Master thesis on “Efficient learning of task-specific trajectories from demonstrations”

Supervisor: Prof. Ville Kyrki (ville.kyrki@aalto.fi)
Advisors: Dr. Fares J. Abu-Dakka (fares.abu-dakka@aalto.fi), Karol Arndt (karol.arndt@aalto.fi)

Keywords: robot manipulation, learning from demonstration, reinforcement learning, Gaussian mixture model/regression.

Project description

Reinforcement learning revolves around the idea of learning skills by trial and error. This requires the learning agent to perform random actions in order to explore the environment and, eventually, learn to successfully perform the task. This process, however, is often done in a random and uninformed way, which may be unsafe both for the robot and for the surrounding environment.

To address these problems, safe and targeted exploration can be facilitated by providing demonstrations of the task and using RL to train a model that can generalize these demonstrations to new conditions. A potential solution lies in using the demonstrations to learn a low-dimensional representation of useful trajectories. Applying such methods, however, requires hundreds or thousands of trajectories to be available. In certain cases, these trajectories can be programmed explicitly by an expert or provided by a path planning algorithm, but this approach is limited to simple tasks and requires tedious engineering. This reliance on large amounts of data makes it effectively impossible to learn useful representations from a few human demonstrations.

A possible solution to this problem lies in combining the expressive power of neural networks with data efficiency of probabilistic models, like GMR, to learn the general structure of such trajectories, and use these models to generate more demonstrations.
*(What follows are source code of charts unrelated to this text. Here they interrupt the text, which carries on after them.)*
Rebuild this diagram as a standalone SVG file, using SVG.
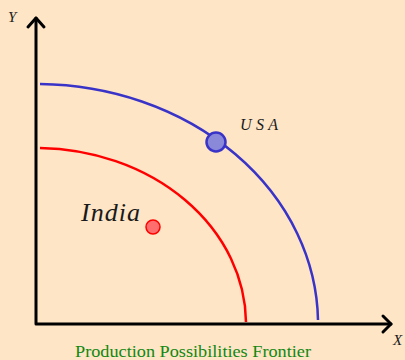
<svg xmlns="http://www.w3.org/2000/svg" width="405" height="360" viewBox="0 0 405 360">
<style>
.axis{stroke:#000;stroke-width:3;fill:none;stroke-linecap:round;stroke-linejoin:round}
.lbl{font-family:"Liberation Serif",serif;font-style:italic;fill:#1a1a1a}
</style>
<rect width="405" height="360" fill="#fde5c6"/>
<g id="axes">
<polyline class="axis" points="36,18 36,324 391,324"/>
<polyline class="axis" points="28,27 36,18 44,27"/>
<polyline class="axis" points="383,316 391,324 383,332"/>
</g>
<g id="connectors">
<path d="M40,84 A282,240 0 0 1 318,320" fill="none" stroke="#3a33c8" stroke-width="2.5"/>
<path d="M40,148 A210,176 0 0 1 246,322" fill="none" stroke="#ff0000" stroke-width="2.5"/>
</g>
<g id="usa">
<circle cx="216" cy="142" r="9.5" fill="#8a88d8" stroke="#3a33c8" stroke-width="2.5"/>
<text class="lbl" x="240" y="130" font-size="16" textLength="38" lengthAdjust="spacing">USA</text>
</g>
<g id="india">
<circle cx="153" cy="227" r="7" fill="#ff6e6e" stroke="#ff0000" stroke-width="1.5"/>
<text class="lbl" x="81" y="221" font-size="26" textLength="59" lengthAdjust="spacing">India</text>
</g>
<text class="lbl" x="8" y="22" font-size="15">Y</text>
<text class="lbl" x="393" y="345" font-size="15">X</text>
<text x="75" y="357" font-family="'Liberation Serif',serif" font-size="17" fill="#118811" textLength="236" lengthAdjust="spacingAndGlyphs">Production Possibilities Frontier</text>
</svg>
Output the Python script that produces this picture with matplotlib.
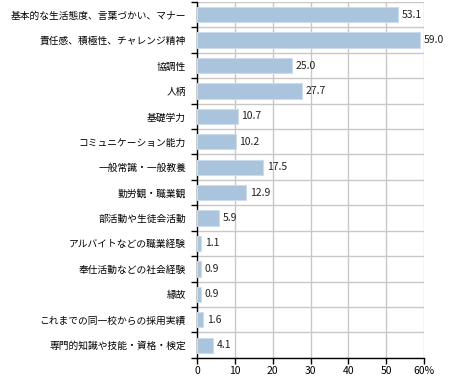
import matplotlib
matplotlib.use("Agg")
import matplotlib.pyplot as plt
import numpy as np

plt.rcParams['font.family'] = ['Noto Sans CJK JP', 'DejaVu Sans']

categories = [
    "基本的な生活態度、言葉づかい、マナー",
    "責任感、積極性、チャレンジ精神",
    "協調性",
    "人柄",
    "基礎学力",
    "コミュニケーション能力",
    "一般常識・一般教養",
    "勤労観・職業観",
    "部活動や生徒会活動",
    "アルバイトなどの職業経験",
    "奉仕活動などの社会経験",
    "縁故",
    "これまでの同一校からの採用実績",
    "専門的知識や技能・資格・検定",
]
values = [53.1, 59.0, 25.0, 27.7, 10.7, 10.2, 17.5, 12.9, 5.9, 1.1, 0.9, 0.9, 1.6, 4.1]
xticks = [0, 10, 20, 30, 40, 50, 60]
xticklabels = ["0", "10", "20", "30", "40", "50", "60%"]

fig = plt.figure(figsize=(4.5, 3.89), dpi=100)
ax = fig.add_axes([0.438, 0.080, 0.504, 0.915])

y = np.arange(len(categories))
ax.barh(y, values, height=0.6, color='#a9c4dc', edgecolor='#cddcec', linewidth=0.8, zorder=3)
for yi, v in zip(y, values):
    ax.text(v + 1.0, yi, f"{v:.1f}", va='center', ha='left', fontsize=7.5, color='#222222', zorder=4)

ax.set_xlim(0, 60)
ax.set_ylim(len(categories) - 0.5, -0.5)
ax.set_xticks(xticks)
ax.set_xticklabels(xticklabels, fontsize=7.5)
ax.set_yticks(y)
ax.set_yticklabels(categories, fontsize=7)
ax.set_yticks(np.arange(len(categories) + 1) - 0.5, minor=True)

ax.tick_params(axis='y', which='major', length=0, pad=8)
ax.tick_params(axis='y', which='minor', length=4, direction='out', color='black', width=1)
ax.tick_params(axis='x', which='major', length=4, direction='out', color='black', width=1, pad=2)

ax.grid(True, axis='x', which='major', color='#c8c8c8', linewidth=1, zorder=0)
ax.grid(True, axis='y', which='minor', color='#c8c8c8', linewidth=1, zorder=0)
ax.set_axisbelow(True)

ax.spines['top'].set_visible(False)
ax.spines['right'].set_visible(False)
ax.spines['left'].set_color('black')
ax.spines['bottom'].set_color('black')
ax.spines['left'].set_linewidth(1)
ax.spines['bottom'].set_linewidth(1)

fig.savefig('out.png', dpi=100)
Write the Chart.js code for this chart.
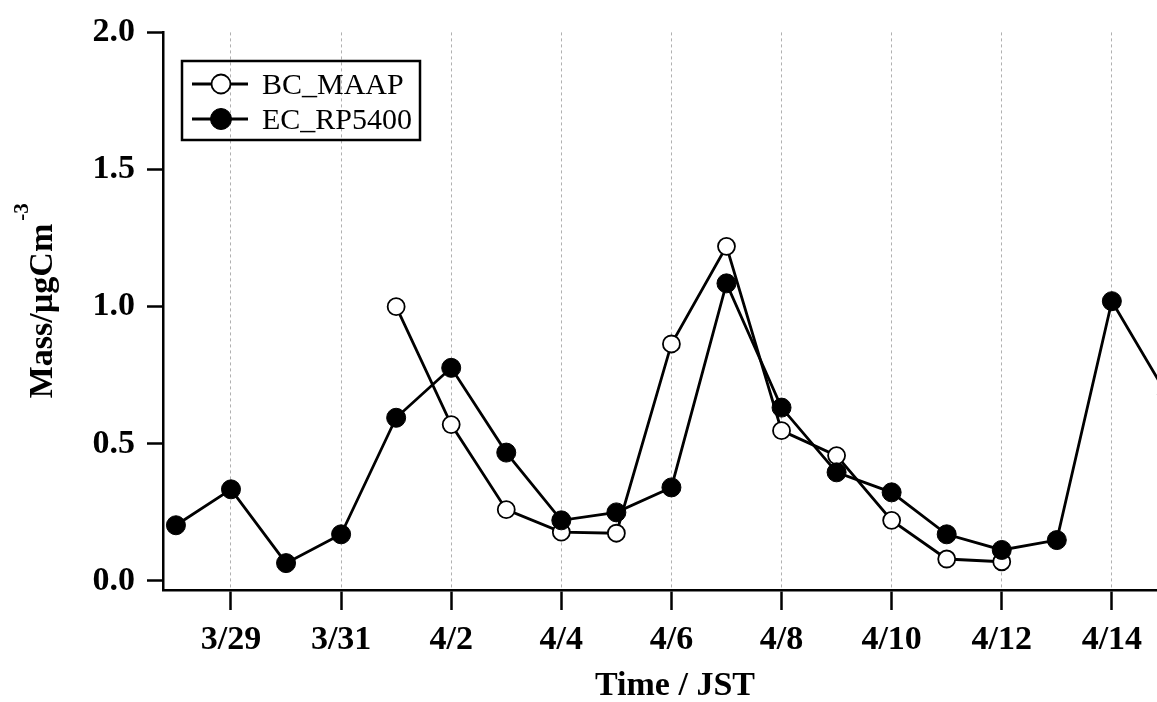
<!DOCTYPE html>
<html>
<head>
<meta charset="utf-8">
<script src="https://cdn.jsdelivr.net/npm/chart.js@4.4.1/dist/chart.umd.min.js"></script>
<style>
  html, body { margin: 0; padding: 0; background: #fff; overflow: hidden; }
  #wrap { width: 1157px; height: 702px; }
</style>
</head>
<body>
<div id="wrap"><canvas id="chart" width="1157" height="702"></canvas></div>
<script>
// daily samples, 3/28 .. 4/15
const dates = ['3/28', '3/29', '3/30', '3/31', '4/1', '4/2', '4/3', '4/4', '4/5', '4/6',
               '4/7', '4/8', '4/9', '4/10', '4/11', '4/12', '4/13', '4/14', '4/15'];
const bcMaap = [null, null, null, null, 1.00, 0.57, 0.26, 0.178, 0.174, 0.864,
                1.22, 0.548, 0.457, 0.221, 0.08, 0.07, null, null, null];
const ecRp5400 = [0.203, 0.334, 0.065, 0.17, 0.595, 0.777, 0.468, 0.221, 0.25, 0.341,
                  1.085, 0.632, 0.396, 0.323, 0.17, 0.113, 0.149, 1.02, 0.68];
const xTickLabels = ['3/29', '3/31', '4/2', '4/4', '4/6', '4/8', '4/10', '4/12', '4/14'];
const yTickValues = [0, 0.5, 1.0, 1.5, 2.0];

const serif = '"Liberation Serif", "Times New Roman", serif';
const toPoints = vals => vals.map((v, i) => ({ x: i, y: v }));

// titles + framed legend (superscript needs manual drawing)
const decorations = {
    id: 'decorations',
    afterDraw(chart) {
        const { ctx } = chart;
        ctx.save();
        ctx.fillStyle = '#000';

        // y title
        ctx.save();
        ctx.translate(52, 311);
        ctx.rotate(-Math.PI / 2);
        ctx.font = 'bold 34px ' + serif;
        ctx.textAlign = 'center';
        ctx.textBaseline = 'alphabetic';
        ctx.fillText('Mass/µgCm', 0, 0);
        const w = ctx.measureText('Mass/µgCm').width;
        ctx.font = 'bold 21px ' + serif;
        ctx.textAlign = 'left';
        ctx.fillText('-3', w / 2 + 3, -24);
        ctx.restore();

        // x title
        ctx.font = 'bold 34px ' + serif;
        ctx.textAlign = 'center';
        ctx.textBaseline = 'alphabetic';
        ctx.fillText('Time / JST', 675, 695);

        // legend
        ctx.lineWidth = 2.5;
        ctx.strokeStyle = '#000';
        ctx.strokeRect(182, 61, 238, 79);
        const rows = [84, 119];
        chart.data.datasets.forEach((ds, i) => {
            const y = rows[i];
            ctx.beginPath();
            ctx.moveTo(192, y);
            ctx.lineTo(248, y);
            ctx.lineWidth = 2.8;
            ctx.stroke();
            ctx.beginPath();
            ctx.arc(221, y, ds.pointRadius + 1, 0, Math.PI * 2);
            ctx.fillStyle = ds.pointBackgroundColor;
            ctx.fill();
            ctx.lineWidth = ds.pointBorderWidth;
            ctx.stroke();
            ctx.fillStyle = '#000';
            ctx.font = '30px ' + serif;
            ctx.textAlign = 'left';
            ctx.fillText(ds.label, 262, y + 10);
        });
        ctx.restore();
    }
};

new Chart(document.getElementById('chart'), {
    type: 'line',
    data: {
        datasets: [{
            label: 'BC_MAAP',
            data: toPoints(bcMaap),
            borderColor: '#000',
            borderWidth: 2.8,
            pointRadius: 8.5,
            pointBackgroundColor: '#fff',
            pointBorderColor: '#000',
            pointBorderWidth: 1.8,
            order: 2
        }, {
            label: 'EC_RP5400',
            data: toPoints(ecRp5400),
            borderColor: '#000',
            borderWidth: 2.8,
            pointRadius: 9.5,
            pointBackgroundColor: '#000',
            pointBorderColor: '#000',
            pointBorderWidth: 1,
            order: 1
        }]
    },
    options: {
        responsive: false,
        animation: false,
        layout: { autoPadding: false, padding: { top: 30, right: 0, bottom: 0, left: 0 } },
        scales: {
            x: {
                type: 'linear',
                min: -0.235,
                max: 17.82,
                afterBuildTicks: s => { s.ticks = xTickLabels.map(l => ({ value: dates.indexOf(l) })); },
                afterFit: s => { s.height = 112; },
                ticks: {
                    callback: v => dates[v],
                    font: { family: serif, size: 34, weight: 'bold' },
                    color: '#000',
                    padding: 10,
                    maxRotation: 0,
                    autoSkip: false
                },
                grid: {
                    color: '#b0b0b0',
                    lineWidth: 1,
                    tickColor: '#000',
                    tickWidth: 2.5,
                    tickLength: 20
                },
                border: { color: '#000', width: 2.5, dash: [3, 3] }
            },
            y: {
                min: -0.033,
                max: 2.0,
                afterBuildTicks: s => { s.ticks = yTickValues.map(v => ({ value: v })); },
                afterFit: s => { s.width = 163; },
                ticks: {
                    callback: v => v.toFixed(1),
                    font: { family: serif, size: 34, weight: 'bold' },
                    color: '#000',
                    padding: 12
                },
                grid: {
                    drawOnChartArea: false,
                    tickColor: '#000',
                    tickWidth: 2.5,
                    tickLength: 16
                },
                border: { color: '#000', width: 2.5 }
            }
        },
        plugins: {
            legend: { display: false },
            tooltip: { enabled: false }
        }
    },
    plugins: [decorations]
});
</script>
</body>
</html>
The goal of this thesis is to increase the efficiency of reinforcement learning when limited number of examples is available by providing a method of obtaining a large number task-specific trajectories from only a few demonstrations.

Deliverables

  • Review of relevant state-of-the-art literature;
  • Designing a data-efficient trajectory generation method;
  • Selecting/designing an experimental setup;
  • Training relevant trajectory and policy models.

Practical information

Prerequisites: Basics of machine learning, Python, Linux.
Suggested tools: PyTorch, MuJoCo, ROS.
Platform: Franka Panda robotic arm.
Start: Available immediately

References

[1] Sylvain Calinon, A Tutorial on Task-Parameterized Movement Learning and Retrieval, Intelligent Service Robotics, 2016.
[2] Aleksi Hämäläinen, Karol Arndt, Ali Ghadirzadeh and Ville Kyrki,
Affordance Learning for End-to-End Visuomotor Robot Control, International Conference on Intelligent Robots and Systems, 2019.